Sometimes consumers (like me) lease vehicles they can't afford to own.
There is little, if any, downpayment required and the monthly payment is certainly cheaper than a purchase. Good credit, minimal paperwork and zoom, they're off.
There they go, driving off in a new vehicle without saving for a downpayment or creating the necessary room in their budget to actually purchase the car; it's quicker, cheaper and initially easier than buying.
But it can create a lease cycle difficult to shake; when the lease term ends a new lease must be assumed, and the monthly payment never ceases.
Though the lessee has made their payment each month, they are in fact no closer to owning the vehicle.
The same trap exists when parents lease motivation from their children: short-term perks followed by a longer-term dilemma.
Frustrated parents are thirsty for a quick fix; waiting for teenage motivation to kick in can be an exhausting process, and sometimes it's simply more satisfying to grab the other shoe by its laces rather than waiting for it to drop.
But in the long run, leasing teenage motivation creates the same dilemmas found in any lease cycle: payments are made, but no real equity is gained.
Over-incentivizing positive behaviors and outcomes from children initially produces gains, but inherently promotes a scenario where parents never cease paying for motivators.
So how do parents buy teenage motivation? They don't.
Parents can, however, provide a motivational downpayment in the form of shelter, food, education and access to formative experiences. Ultimately though, the teenager must make their own monthly payments.
This is where is gets tricky.
Parents often find themselves thinking, "I've given them this or that and yet they still don't."
So the impatient parent begins to barter; they begin leasing motivation.

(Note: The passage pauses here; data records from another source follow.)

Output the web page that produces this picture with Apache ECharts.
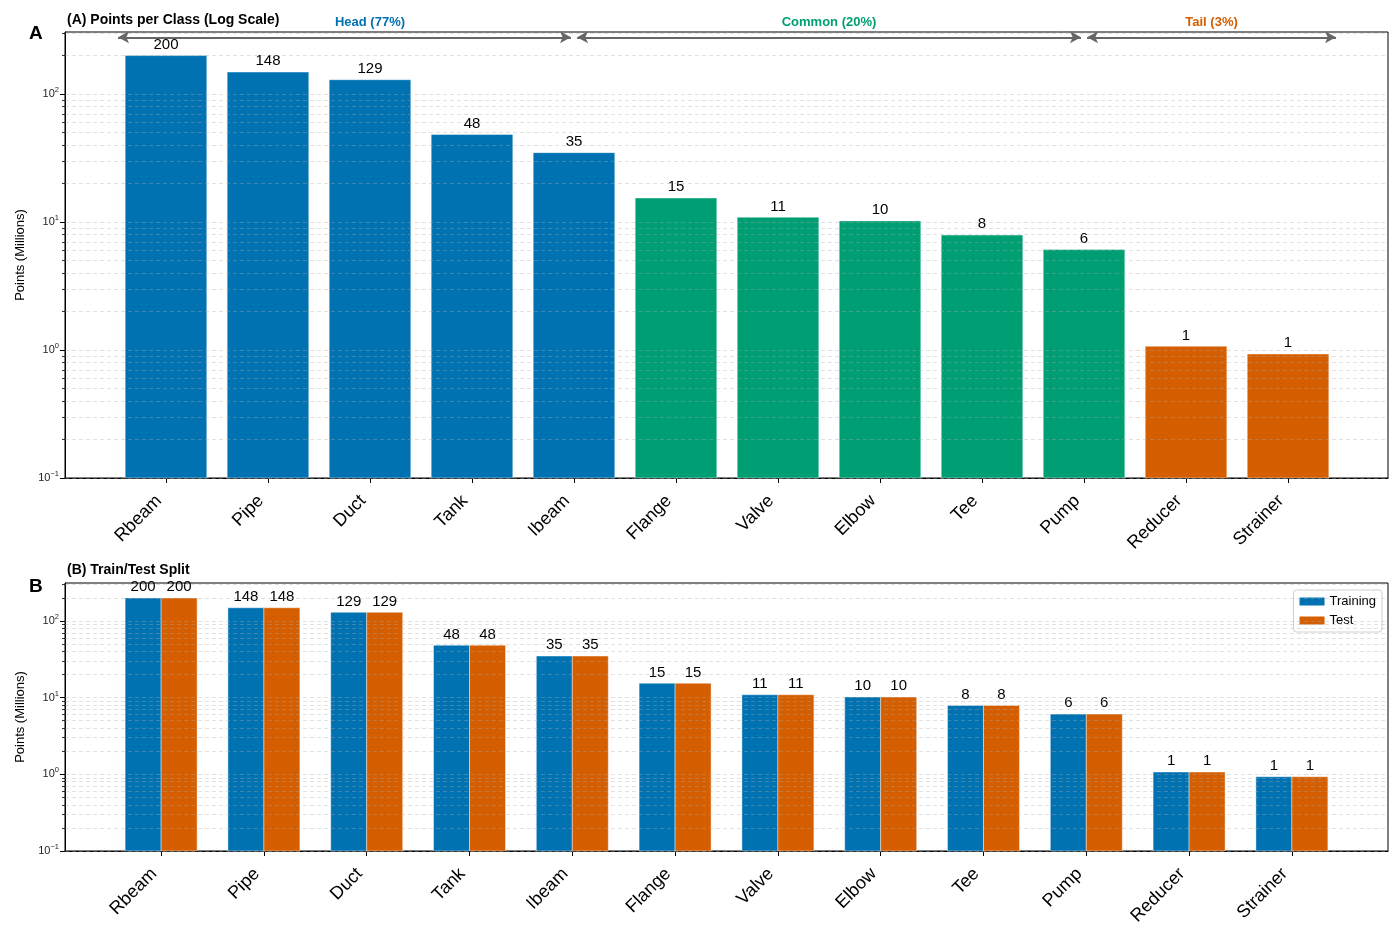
<!DOCTYPE html>
<html>
<head>
<meta charset="utf-8">
<script src="https://cdn.jsdelivr.net/npm/echarts@6/dist/echarts.min.js"></script>
<style>
  html, body { margin: 0; padding: 0; background: #fff; }
  #chart { width: 1400px; height: 938px; }
</style>
</head>
<body>
<div id="chart"></div>
<script>
// class names and point counts (millions)
const classNames = ['Rbeam', 'Pipe', 'Duct', 'Tank', 'Ibeam', 'Flange', 'Valve', 'Elbow', 'Tee', 'Pump', 'Reducer', 'Strainer'];
const pointsMillions = [199.6, 148.3, 129.2, 48.2, 34.8, 15.4, 10.9, 10.2, 7.9, 6.1, 1.07, 0.93];
const classGroup = [0, 0, 0, 0, 0, 1, 1, 1, 1, 1, 2, 2];
const trainMillions = [199.6, 148.3, 129.2, 48.2, 34.8, 15.4, 10.9, 10.2, 7.9, 6.1, 1.07, 0.93];
const testMillions = [199.6, 148.3, 129.2, 48.2, 34.8, 15.4, 10.9, 10.2, 7.9, 6.1, 1.07, 0.93];

// head / common / tail bands
const groupNames = ['Head (77%)', 'Common (20%)', 'Tail (3%)'];
const groupFrom = [-0.5, 4, 9];
const groupTo = [4, 9, 11.5];
const groupLabelX = [2, 6.5, 10.25];

const majorTicks = [0.1, 1, 10, 100];
const minorTicks = [0.2, 0.3, 0.4, 0.5, 0.6, 0.7, 0.8, 0.9, 2, 3, 4, 5, 6, 7, 8, 9,
                    20, 30, 40, 50, 60, 70, 80, 90, 200, 300];

const groupColors = ['#0072B2', '#009E73', '#D55E00'];
const trainColor = '#0072B2';
const testColor = '#D55E00';
const FONT = 'Liberation Sans, Arial, sans-serif';
const LOG_FLOOR = 0.1;

const chart = echarts.init(document.getElementById('chart'));

function xAxis(gi, lo, hi) {
    return {
        type: 'value', gridIndex: gi, min: lo, max: hi,
        axisLine: { show: true, onZero: false, lineStyle: { color: '#000', width: 1 } },
        axisTick: { show: true, length: 5, lineStyle: { color: '#000' }, customValues: classNames.map((n, i) => i) },
        axisLabel: {
            customValues: classNames.map((n, i) => i),
            formatter: v => classNames[Math.round(v)] || '',
            rotate: 45, fontSize: 18, color: '#000', margin: 13, padding: [0, 10, 0, 0], fontFamily: FONT
        },
        splitLine: { show: false }
    };
}

function expLabel(v) {
    const e = Math.round(Math.log10(v));
    return '{b|10}{s|' + (e < 0 ? '\u2212' + (-e) : e) + '}';
}

function yAxes(gi, hi) {
    return [{
        type: 'log', logBase: 10, gridIndex: gi, min: LOG_FLOOR, max: hi, position: 'left',
        name: 'Points (Millions)', nameLocation: 'middle', nameGap: 38,
        nameTextStyle: { fontSize: 13, color: '#000', fontFamily: FONT },
        axisLine: { show: true, onZero: false, lineStyle: { color: '#000', width: 1 } },
        axisTick: { show: true, length: 5, lineStyle: { color: '#000' }, customValues: majorTicks },
        axisLabel: {
            customValues: majorTicks, formatter: expLabel, margin: 6,
            rich: {
                b: { fontSize: 11, color: '#222', fontFamily: FONT },
                s: { fontSize: 7.5, color: '#222', fontFamily: FONT, padding: [0, 0, 8, 0] }
            }
        },
        splitLine: { show: false }
    }, {
        type: 'log', logBase: 10, gridIndex: gi, min: LOG_FLOOR, max: hi, position: 'left',
        axisLine: { show: false, onZero: false },
        axisTick: { show: true, length: 3, lineStyle: { color: '#000', width: 0.8 }, customValues: minorTicks },
        axisLabel: { show: false },
        splitLine: { show: false }
    }];
}

function gridLineSeries(gi, yi) {
    return {
        name: 'grid' + gi, type: 'line', xAxisIndex: gi, yAxisIndex: yi, data: [],
        markLine: {
            silent: true, symbol: 'none',
            label: { show: false },
            lineStyle: { type: [4, 3], color: 'rgba(170,170,170,0.45)', width: 0.8 },
            emphasis: { disabled: true },
            data: majorTicks.concat(minorTicks).map(v => ({ yAxis: v }))
        }
    };
}

// bar from the log floor up to the value, spanning [x+from, x+to] in data units
function barRenderer(from, to, colorOf) {
    return function (params, api) {
        const x = api.value(0);
        const v = api.value(1);
        const tl = api.coord([x + from, v]);
        const br = api.coord([x + to, LOG_FLOOR]);
        return {
            type: 'rect',
            shape: { x: tl[0], y: tl[1], width: br[0] - tl[0], height: br[1] - tl[1] },
            style: { fill: colorOf(params.dataIndex), stroke: 'rgba(255,255,255,0.7)', lineWidth: 0.6 },
            textContent: {
                style: { text: String(Math.round(v)), fontSize: 15, fill: '#000', fontFamily: FONT }
            },
            textConfig: { position: 'top', distance: 3 }
        };
    };
}

const option = {
    animation: false,
    textStyle: { fontFamily: FONT },
    title: [
        { text: '(A) Points per Class (Log Scale)', left: 62, top: 8, textStyle: { fontSize: 14, fontWeight: 'bold', color: '#000', fontFamily: FONT } },
        { text: 'A', left: 24, top: 19, textStyle: { fontSize: 19, fontWeight: 'bold', color: '#000', fontFamily: FONT } },
        { text: '(B) Train/Test Split', left: 62, top: 558, textStyle: { fontSize: 14, fontWeight: 'bold', color: '#000', fontFamily: FONT } },
        { text: 'B', left: 24, top: 572, textStyle: { fontSize: 19, fontWeight: 'bold', color: '#000', fontFamily: FONT } }
    ],
    legend: {
        data: ['Training', 'Test'], right: 18, top: 590, orient: 'vertical', icon: 'rect',
        itemWidth: 25, itemHeight: 8, itemGap: 6,
        textStyle: { fontSize: 13, color: '#000', fontFamily: FONT },
        borderColor: '#d0d0d0', borderWidth: 1, borderRadius: 3, padding: [5, 6, 5, 6],
        backgroundColor: '#fff'
    },
    grid: [
        { left: 65, right: 12, top: 32, height: 446, show: true, borderColor: '#000', borderWidth: 1 },
        { left: 65, right: 12, top: 583, height: 268, show: true, borderColor: '#000', borderWidth: 1 }
    ],
    xAxis: [xAxis(0, -0.99, 11.98), xAxis(1, -0.935, 11.935)],
    yAxis: yAxes(0, 305).concat(yAxes(1, 312)),
    series: [
        {
            name: 'Points', type: 'custom', xAxisIndex: 0, yAxisIndex: 0,
            renderItem: barRenderer(-0.4, 0.4, i => groupColors[classGroup[i]]),
            encode: { x: 0, y: 1 },
            data: pointsMillions.map((v, i) => [i, v])
        },
        gridLineSeries(0, 0),
        {
            name: 'bands', type: 'line', xAxisIndex: 0, yAxisIndex: 0, data: [],
            markLine: {
                silent: true, symbol: ['arrow', 'arrow'], symbolSize: [9, 11],
                label: { show: false },
                lineStyle: { type: 'solid', color: '#666', width: 2 },
                emphasis: { disabled: true },
                data: groupNames.map((n, g) => [
                    { coord: [groupFrom[g] + 0.03, 277] },
                    { coord: [groupTo[g] - 0.03, 277] }
                ])
            }
        },
        {
            name: 'bandLabels', type: 'scatter', xAxisIndex: 0, yAxisIndex: 0, clip: false,
            symbolSize: 0, silent: true, itemStyle: { opacity: 1 },
            data: groupNames.map((n, g) => ({
                name: n, value: [groupLabelX[g], 360],
                label: { color: groupColors[g] }
            })),
            label: {
                show: true, position: 'inside', formatter: p => p.name,
                fontSize: 13, fontWeight: 'bold', fontFamily: FONT
            }
        },
        {
            name: 'Training', type: 'custom', xAxisIndex: 1, yAxisIndex: 2,
            itemStyle: { color: trainColor },
            renderItem: barRenderer(-0.35, 0, () => trainColor),
            encode: { x: 0, y: 1 },
            data: trainMillions.map((v, i) => [i, v])
        },
        {
            name: 'Test', type: 'custom', xAxisIndex: 1, yAxisIndex: 2,
            itemStyle: { color: testColor },
            renderItem: barRenderer(0, 0.35, () => testColor),
            encode: { x: 0, y: 1 },
            data: testMillions.map((v, i) => [i, v])
        },
        gridLineSeries(1, 2)
    ]
};

chart.setOption(option);
</script>
</body>
</html>
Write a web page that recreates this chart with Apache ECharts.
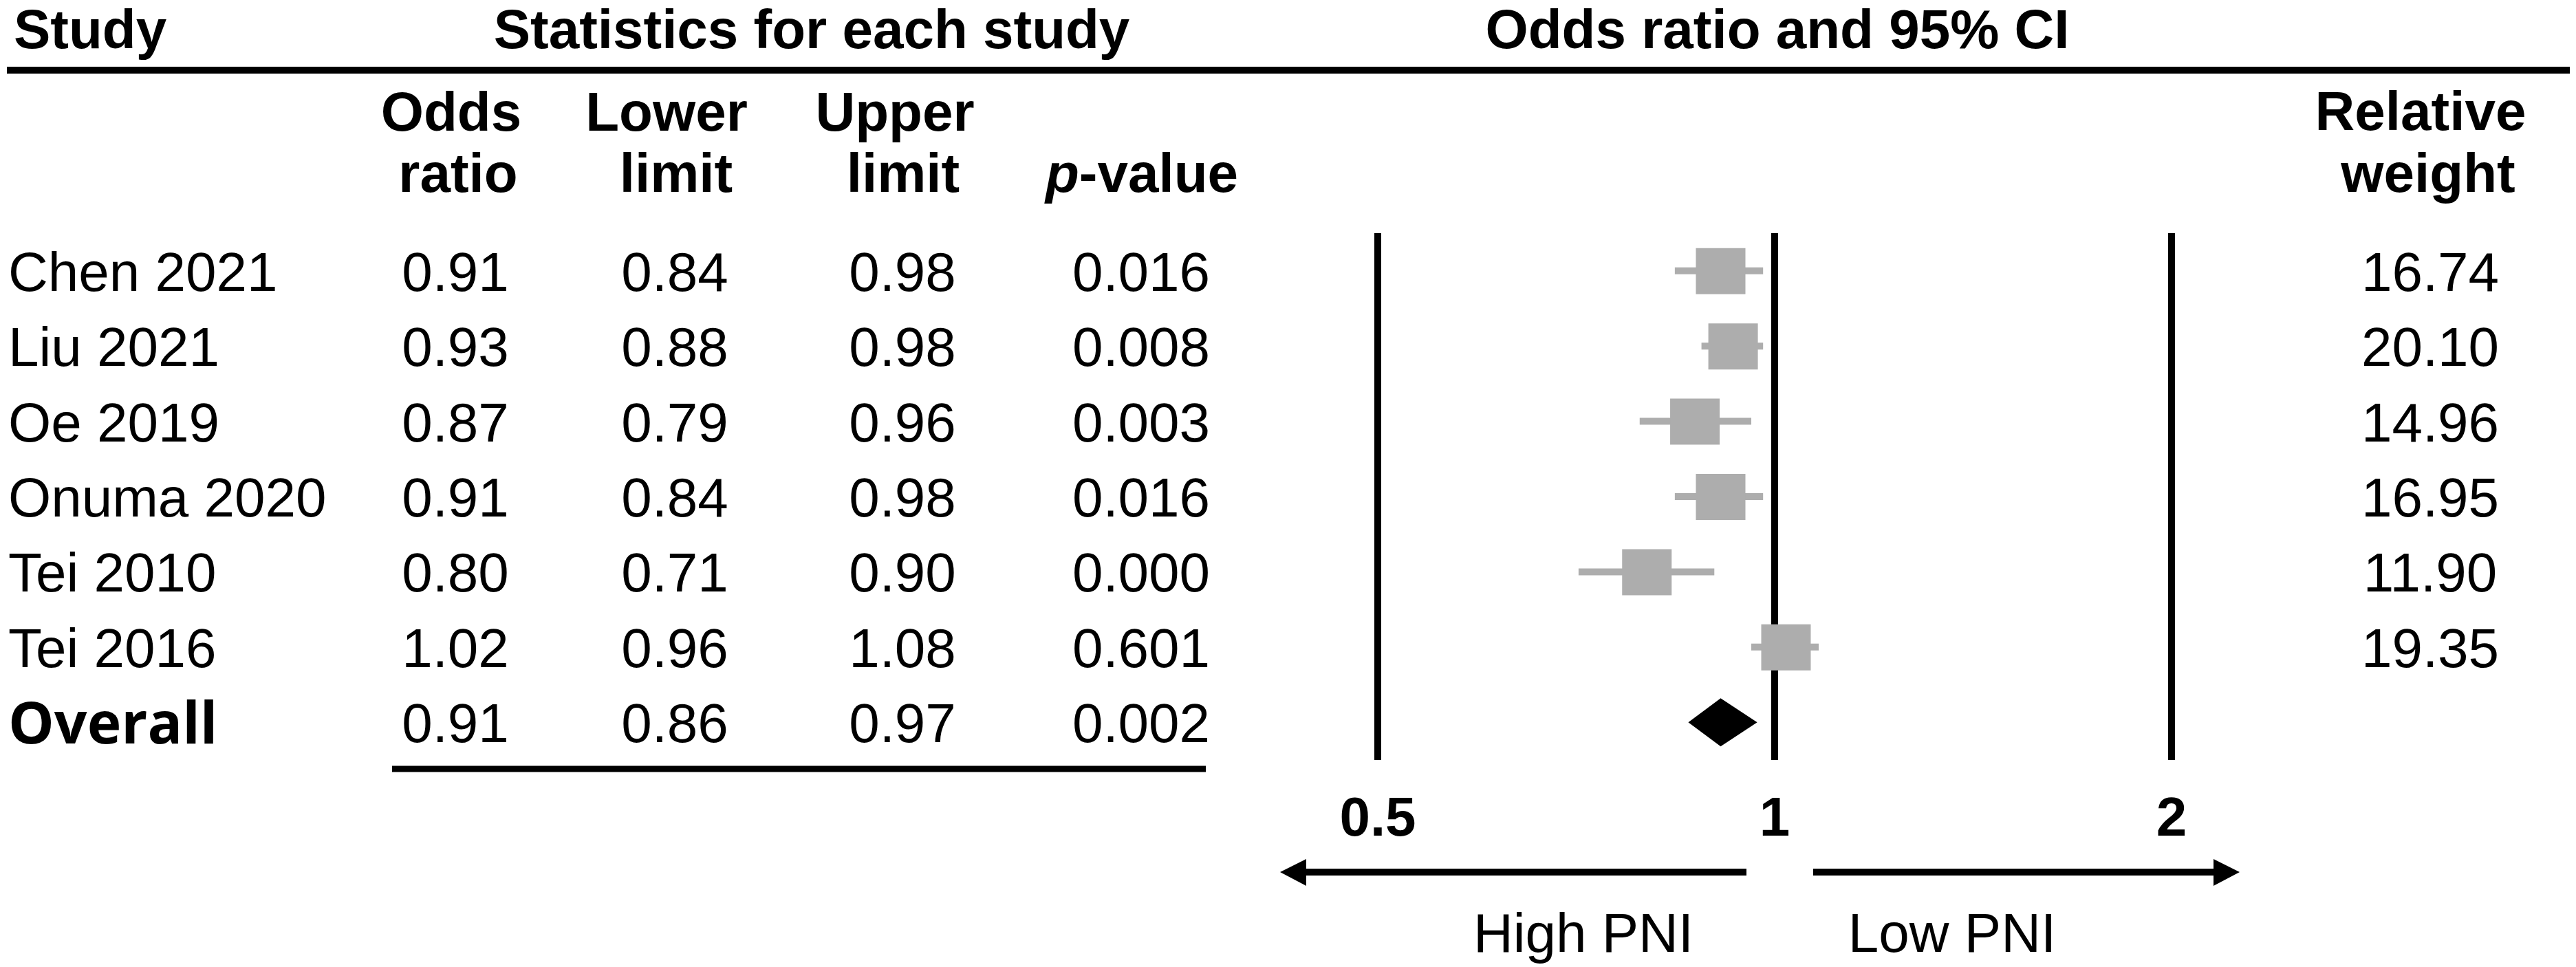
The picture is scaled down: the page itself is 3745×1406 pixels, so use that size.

The elementary child is guaranteed $5 for each good grade on their next report card. Leased.
The young teen promises no more missing assignments if they can go to the birthday party. Leased.
The high school teen guarantees an A in economics if they can just stay out past curfew. Leased.
The pragmatics of these perks are fine, if they are reversed in distribution and actuated as a bonus instead of a clause.
Huh? Quality academic product, positive final outcomes and safe behaviors should be standard, not attached to money, an event or a curfew.
Leasing ideal behaviors and grades is temporarily rewarding, but promotes a false expectation that doing well warrants extrinsic rewards. It doesn't.
Children must discover for themselves their internal degree of motivation, free from extrinsic motivators.
The instinctual reaction of any parent is to save their child but it is critical to define what warrants a save.
Abusing substances? Save.
Posting unhealthy content online? Save.
Not completing every homework assignment? Don't save.
Not every sign of low motivation needs to be actively addressed.
Instead, analyze what percentage of your frustration stems from your teenager not having motivation versus them not having your motivation. Parents might want things for their children that those children don't want for themselves.
As frustrating as it can be, stepping back and looking at life through their lens is important. This perspective will prevent you from trying to elicit behaviors and outcomes that only exist through leasing motivations, or in more simple terminology, bribes.
Patience and strategic intervention are two vital tools in the war on (lack of) motivation.
Sometimes kids need to experience the real world and academic side effects of not making their payments.
Without external (non-parental) forces holding them accountable, they will never discover their own motivational voice.
Motivational leasing techniques prevent children from honing intrinsic motivation.
Motivational leases create children who only produce positive behaviors or outcomes when they are attached instant gratification.
And as they grow older the complexity and cost of such external motivators increase as they grow bored of last year's model.